How to Make Large Paper Flowers

How to make large paper flowers
Caylin Harris

Getting Started

how to make large paper flowers
Caylin Harris / The Spruce

Who doesn’t struggle with the idea of wanting to add wall art to a room but balking at the price? Why not make your own! It’s so much easier than you think.

These flowers can add a whimsical touch to a child’s bedroom or can be used to decorate a wall at a wedding or baby shower. More resilient and affordable than the real thing, these paper versions can quickly become party staples. Perfect for a photo wall, they make a big impact while still being easy to make on your own. All it takes a little patience.

You don’t need to make a million flowers either! This craft can get a little time consuming, so if you have a big project to do, it might be a smart idea to have some friends over and make a night of it. A few extra sets of hands will make it all go by so much faster.

Gather Your Materials

large paper flower materials
Caylin Harris / The Spruce

The most important supply here? You guessed it—the paper. Whatever you do, don’t skimp and get a so-so quality paper. The success of this craft hinges on having flexible yet stiff enough sheets for these flowers. You’ll also want beautiful colors that complement each other too. Also, it’s worth noting that sharp scissors are a must. You don’t want the edges of the petals to look ragged.

  • Colored paper
  • Pencil
  • Scissors
  • Cardboard
  • Hot glue gun
  • Bone folder

Figure out What Flowers You’ll Make

paper flower inspiration
Caylin Harris / The Spruce

Luckily for us, flowers come in all shapes and sizes, which means you sort of have your pick when it comes to flowers to get inspired by. Roses and peonies are the perfect inspiration for this craft though, thanks to their petal structure.

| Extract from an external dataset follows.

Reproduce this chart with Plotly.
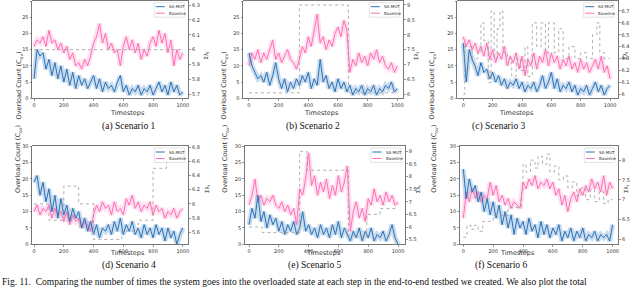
import plotly.graph_objects as go

W, H = 640, 289

# ---------------- data ----------------
steps = list(range(0, 1001, 20))

sa_a = [6, 15, 13, 14, 9, 12, 7, 11, 6, 10, 5, 9, 4, 8, 3, 7, 4, 6, 3, 5, 7, 3, 6, 2, 5, 3, 4, 2, 5, 7,
        2, 4, 1, 3, 2, 4, 1, 3, 2, 4, 1, 3, 5, 2, 4, 1, 5, 2, 4, 1, 2]
base_a = [16, 18, 17, 19, 16, 21, 17, 18, 15, 17, 14, 16, 12, 14, 10, 11, 9, 12, 10, 13, 17, 19, 23, 17, 20,
          15, 17, 14, 15, 10, 16, 19, 15, 18, 14, 17, 12, 15, 13, 17, 19, 16, 21, 17, 20, 14, 18, 10, 15, 12, 14]
dot_a_x = [0, 1000]
dot_a_y = [6.0, 6.0]

sa_b = [14, 10, 8, 6, 7, 5, 8, 4, 7, 11, 6, 3, 6, 2, 5, 3, 6, 4, 7, 5, 8, 3, 6, 4, 12,
        5, 7, 3, 5, 2, 6, 3, 5, 2, 4, 1, 3, 2, 4, 1, 3, 2, 4, 1, 3, 2, 4, 3, 5, 2, 3]
base_b = [10, 14, 12, 15, 11, 14, 12, 15, 18, 12, 14, 11, 13, 15, 12, 11, 9, 12, 16, 14, 19, 16, 21, 26, 17,
          19, 15, 18, 16, 20, 22, 19, 24, 21, 8, 12, 10, 14, 11, 13, 10, 14, 12, 15, 11, 13, 10, 9, 11, 8, 10]
dot_b_x = [0, 340, 670, 1000]
dot_b_y = [6.05, 9.0, 6.05, 6.05]

sa_c = [17, 5, 15, 12, 10, 7, 11, 8, 9, 6, 8, 5, 7, 4, 6, 3, 5, 4, 6, 3, 5, 2, 4, 3, 5,
        2, 4, 7, 3, 5, 8, 3, 6, 2, 4, 3, 5, 2, 4, 1, 3, 2, 4, 1, 3, 5, 2, 4, 1, 3, 4]
base_c = [19, 16, 18, 15, 17, 14, 16, 13, 17, 12, 15, 11, 14, 12, 16, 10, 13, 11, 14, 9, 13, 7, 12, 10, 14,
          9, 13, 11, 15, 10, 14, 11, 13, 9, 12, 10, 13, 9, 11, 8, 12, 9, 11, 8, 10, 12, 9, 13, 8, 10, 6]
dot_c_x = [0, 10, 60, 100, 120, 140, 170, 190, 210, 230, 250, 270, 300, 330, 360, 390, 420, 440,
           470, 500, 530, 560, 580, 620, 650, 680, 720, 760, 800, 840, 880, 910, 930, 960, 1000]
dot_c_y = [6.0, 6.4, 6.3, 6.35, 6.6, 6.45, 6.1, 6.7, 6.3, 6.55, 6.7, 6.35, 6.3, 6.15, 6.3, 6.2, 6.4, 6.15,
           6.6, 6.4, 6.6, 6.35, 6.6, 6.35, 6.55, 6.3, 6.4, 6.3, 6.35, 6.3, 6.5, 6.6, 6.35, 6.3, 6.3]

sa_d = [19, 21, 15, 19, 13, 17, 10, 15, 8, 14, 9, 12, 7, 11, 8, 10, 5, 8, 4, 7, 3, 6, 2, 5, 4,
        6, 3, 7, 4, 8, 3, 6, 4, 7, 3, 5, 2, 6, 3, 5, 2, 6, 3, 5, 1, 5, 2, 4, 0, 3, 5]
base_d = [10, 12, 9, 11, 10, 12, 8, 11, 9, 10, 7, 10, 6, 9, 7, 8, 5, 7, 6, 4, 9, 12, 10, 13, 11,
          12, 9, 13, 10, 11, 9, 14, 12, 15, 11, 13, 10, 12, 11, 13, 9, 12, 10, 11, 8, 10, 9, 11, 8, 10, 11]
dot_d_x = [0, 100, 200, 300, 400, 590, 700, 800, 890, 1000]
dot_d_y = [6.0, 5.77, 6.25, 6.0, 5.5, 5.62, 5.77, 6.5, 6.75, 6.75]

sa_e = [6, 11, 8, 15, 7, 10, 5, 9, 6, 8, 4, 7, 3, 6, 4, 7, 3, 5, 10, 4, 6, 3, 5, 2, 6,
        3, 5, 2, 6, 3, 7, 2, 5, 3, 1, 4, 2, 5, 1, 4, 2, 5, 1, 3, 2, 4, 1, 3, 6, 2, 0]
base_e = [12, 15, 20, 13, 15, 12, 14, 13, 15, 12, 11, 13, 10, 12, 9, 11, 6, 17, 15, 20, 28, 18, 21, 15, 19,
          16, 20, 14, 18, 15, 21, 16, 19, 24, 4, 10, 13, 8, 11, 7, 14, 12, 17, 13, 15, 12, 16, 13, 15, 12, 13]
dot_e_x = [0, 90, 340, 390, 667, 790, 880, 1000]
dot_e_y = [6.0, 5.78, 9.0, 8.25, 5.65, 6.5, 6.73, 6.73]

sa_f = [23, 14, 20, 16, 18, 13, 16, 10, 14, 9, 13, 8, 12, 6, 10, 5, 9, 3, 8, 5, 7, 3, 8, 4, 6,
        2, 7, 3, 6, 2, 5, 3, 6, 1, 4, 2, 5, 1, 4, 2, 5, 1, 3, 2, 4, 1, 3, 2, 3, 1, 6]
base_f = [8, 16, 13, 17, 14, 16, 13, 15, 14, 19, 15, 18, 13, 15, 12, 14, 11, 13, 12, 11, 19, 17, 20, 18, 21,
          17, 19, 18, 20, 17, 19, 15, 17, 12, 15, 10, 14, 16, 13, 17, 15, 18, 16, 20, 17, 19, 16, 21, 15, 19, 17]
dot_f_x = [0, 25, 50, 75, 100, 130, 200, 300, 390, 400, 420, 450, 480, 500, 530, 560, 580, 610, 640, 670,
           700, 730, 760, 790, 820, 850, 880, 910, 940, 970, 1000]
dot_f_y = [6.05, 6.35, 6.25, 6.35, 6.2, 6.45, 6.6, 6.8, 7.2, 7.9, 7.7, 8.0, 7.8, 8.1, 7.9, 8.15, 7.7, 7.85,
           7.5, 7.6, 7.3, 7.45, 7.1, 7.3, 7.0, 7.25, 6.95, 7.2, 6.9, 7.0, 7.0]

x_ticks = [0, 200, 400, 600, 800, 1000]
left_ticks = [0, 5, 10, 15, 20, 25, 30]
right_ticks_a = [5.7, 5.8, 5.9, 6.0, 6.1, 6.2, 6.3]
right_ticks_b = [6.0, 6.5, 7.0, 7.5, 8.0, 8.5, 9.0]
right_ticks_c = [6.0, 6.1, 6.2, 6.3, 6.4, 6.5, 6.6, 6.7]
right_ticks_d = [5.6, 5.8, 6.0, 6.2, 6.4, 6.6, 6.8]
right_ticks_e = [5.5, 6.0, 6.5, 7.0, 7.5, 8.0, 8.5, 9.0]
right_ticks_f = [6.0, 6.5, 7.0, 7.5, 8.0]

series_names = ["SA-MUT", "Baseline"]
captions = ["(a) Scenario 1", "(b) Scenario 2", "(c) Scenario 3",
            "(d) Scenario 4", "(e) Scenario 5", "(f) Scenario 6"]
fig_caption = ("Fig. 11.  Comparing the number of times the system goes into the overloaded state at each step "
               "in the end-to-end testbed we created. We also plot the total")

# ---------------- layout / styling ----------------
panels = [
    (sa_a, base_a, dot_a_x, dot_a_y, right_ticks_a),
    (sa_b, base_b, dot_b_x, dot_b_y, right_ticks_b),
    (sa_c, base_c, dot_c_x, dot_c_y, right_ticks_c),
    (sa_d, base_d, dot_d_x, dot_d_y, right_ticks_d),
    (sa_e, base_e, dot_e_x, dot_e_y, right_ticks_e),
    (sa_f, base_f, dot_f_x, dot_f_y, right_ticks_f),
]
# pixel geometry: left, right, top, bottom, x-range, right y-range
geom = [
    (32.3, 188.3, 1.0, 98.3, [-12, 1037], [5.673, 6.327]),
    (243.3, 403.3, 1.0, 98.3, [-38, 1040], [5.866, 9.134]),
    (457.3, 617.7, 1.0, 98.3, [-41, 1052], [5.966, 6.784]),
    (32.3, 188.3, 146.3, 244.3, [-12, 1037], [5.431, 6.81]),
    (245.0, 405.0, 146.3, 244.3, [-27, 1047], [5.317, 9.198]),
    (460.0, 618.3, 146.3, 244.3, [-22, 1038], [5.87, 8.35]),
]

BLUE = '#2a72b8'
PINK = '#ff6fb5'
BLUE_BAND = 'rgba(42,114,184,0.25)'
PINK_BAND = 'rgba(255,111,181,0.22)'
DOT = '#9a9a9a'
SPINE = '#555555'
TXT = '#333333'
FONT = 'DejaVu Sans'
SERIF = 'Liberation Serif'


def fx(x):
    return x / W


def fy(y):
    return 1 - y / H


fig = go.Figure()
layout = dict(template='none', width=W, height=H, margin=dict(l=0, r=0, t=0, b=0, pad=0),
              paper_bgcolor='white', plot_bgcolor='white', showlegend=False,
              font=dict(family=FONT, size=5, color=TXT))
shapes = []
annotations = []

axis_common = dict(showline=True, linecolor=SPINE, linewidth=0.8, ticks='outside', ticklen=2,
                   tickcolor=SPINE, tickwidth=0.6, showgrid=False, zeroline=False, automargin=False,
                   tickfont=dict(size=5, color=TXT, family=FONT))

for i, ((sa, base, dx, dy, rticks), (x0, x1, t, b, xr, rr)) in enumerate(zip(panels, geom)):
    k = i + 1
    xs = 'x' if k == 1 else f'x{k}'
    ys = 'y' if k == 1 else f'y{k}'
    yr = f'y{k + 6}'
    xkey = 'xaxis' if k == 1 else f'xaxis{k}'
    ykey = 'yaxis' if k == 1 else f'yaxis{k}'
    rkey = f'yaxis{k + 6}'

    # shaded (halo) bands
    fig.add_trace(go.Scatter(x=steps, y=base, mode='lines', xaxis=xs, yaxis=ys,
                             line=dict(color=PINK_BAND, width=5), hoverinfo='skip'))
    fig.add_trace(go.Scatter(x=steps, y=sa, mode='lines', xaxis=xs, yaxis=ys,
                             line=dict(color=BLUE_BAND, width=5), hoverinfo='skip'))
    fig.add_trace(go.Scatter(x=steps, y=base, mode='lines', name=series_names[1], xaxis=xs, yaxis=ys,
                             line=dict(color=PINK, width=1)))
    fig.add_trace(go.Scatter(x=steps, y=sa, mode='lines', name=series_names[0], xaxis=xs, yaxis=ys,
                             line=dict(color=BLUE, width=1)))
    fig.add_trace(go.Scatter(x=dx, y=dy, mode='lines', xaxis=xs, yaxis=yr, line_shape='hv',
                             line=dict(color=DOT, width=0.8, dash='dot'), hoverinfo='skip'))

    layout[xkey] = dict(domain=[fx(x0), fx(x1)], range=xr, anchor=ys, tickvals=x_ticks,
                        mirror=True, **axis_common)
    layout[ykey] = dict(domain=[fy(b), fy(t)], range=[0, 30], anchor=xs, tickvals=left_ticks,
                        **axis_common)
    layout[rkey] = dict(overlaying=ys, side='right', anchor=xs, range=rr, tickvals=rticks,
                        **axis_common)

    # axis titles
    annotations.append(dict(x=fx((x0 + x1) / 2 - 2), y=fy(b + 14.5), xref='paper', yref='paper',
                            text='Timesteps', showarrow=False, font=dict(size=6.5, color=TXT, family=FONT)))
    annotations.append(dict(x=fx(x0 - 19.5), y=fy((t + b) / 2), xref='paper', yref='paper',
                            text='Overload Count (C<sub>ov</sub>)', textangle=-90, showarrow=False,
                            font=dict(size=6.5, color=TXT, family=FONT)))
    annotations.append(dict(x=fx(x1 + 13), y=fy((t + b) / 2), xref='paper', yref='paper',
                            text='Σλ<sub>i</sub>', textangle=-90, showarrow=False,
                            font=dict(size=5.5, color=TXT, family=FONT)))
    # sub caption
    annotations.append(dict(x=fx((x0 + x1) / 2 - 10), y=fy(b + 28.5), xref='paper', yref='paper',
                            text=captions[i], showarrow=False, font=dict(size=9.5, color='#111', family=SERIF)))

    # legend (box + samples + labels)
    lr = x1 - 4
    lt = t + 1.7
    lw, lh = 30, 14.5
    shapes.append(dict(type='rect', xref='paper', yref='paper', x0=fx(lr - lw), x1=fx(lr),
                       y0=fy(lt + lh), y1=fy(lt), line=dict(color='#d0d0d0', width=0.6),
                       fillcolor='rgba(255,255,255,0.85)', layer='above'))
    for j, (col, nm) in enumerate([(BLUE, series_names[0]), (PINK, series_names[1])]):
        yy = lt + 4 + j * 6.5
        shapes.append(dict(type='line', xref='paper', yref='paper', x0=fx(lr - lw + 1.5), x1=fx(lr - lw + 10.5),
                           y0=fy(yy), y1=fy(yy), line=dict(color=col, width=1), layer='above'))
        annotations.append(dict(x=fx(lr - lw + 12.5), y=fy(yy), xref='paper', yref='paper', xanchor='left',
                                yanchor='middle', text=nm, showarrow=False,
                                font=dict(size=4, color=TXT, family=FONT)))

annotations.append(dict(x=0, y=fy(282), xref='paper', yref='paper', xanchor='left', yanchor='middle',
                        text=fig_caption, showarrow=False, font=dict(size=9.5, color='#111', family=SERIF)))

layout['shapes'] = shapes
layout['annotations'] = annotations
fig.update_layout(**layout)
fig.write_html("out.html", config={'displayModeBar': False, 'staticPlot': True},
               post_script="document.body.style.margin='0';document.body.style.padding='0';"
                           "document.body.style.overflow='hidden';")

Obviously, each petal doesn’t have to look the same way it does in real life but use the shapes as a guide to help you draw the petals. Because you’ll need to make lots of petals, it might be a smart idea to come up with a few template petal shapes in small, medium, and large. That way if you do have help, people can work in assembly-line style fashion.

Remember: You will have to customize the size and shape of petals as you start building your flowers.

Cut and Shape the Petals

Making paper flower petals
Caylin Harris / The Spruce

The first step is to create a bunch of petals in a few different sizes.

Note: You don’t have to work with single petals if you don’t want to—you can instead create full flower shapes with three or five petals that will help make layering easier.

The most important technique to make this project work is shaping the petals so they have some dimension. You’ll want to do this before you start gluing them together. There are a few ways to do this.

  • You can fold each petal in half to create a vein and then shape the outside of the petals with the bone folder.
  • You can also curl the tips of each petal, either in or out, to give them a nice shape.
  • Cutting a slit in the bottom of each petal and then crossing the two pieces so the petal stands up is another great technique.

All of these ways of shaping the petals will ensure that your final product feels like the real thing instead of paper.

Assemble Your Flowers

Gluing the flower petals
Caylin Harris / The Spruce

Starting from the outside and working your way in, glue your petals together. We recommend using a small, round piece of cardboard as your flower base to glue petals onto. It makes it easier to hang later on because the cardboard is stiffer and holds up better to whatever tape or adhesive you’ll use to hang it than the paper would.

You’ll want to place the petals so each layer is filling gaps left by the previous layer. Eventually, the petals will start to get smaller and you can form the smallest petals into a tighter bud—or you can take a strip of paper and roll it into a cone shape to form a tight, swirled bud.

Finish and Hang

Hanging your paper flower
Caylin Harris / The Spruce

There’s a beauty to working with hot glue on this project. It means that it dries quickly (almost instantly) and that your flowers won’t fall apart in your hands.

These flowers look best in groups, so once you have a bunch of them ready, you can hang them on your wall using a piece of sticky tack or Velcro Command strips on the wall. It depends on how long you’ll need them to hang.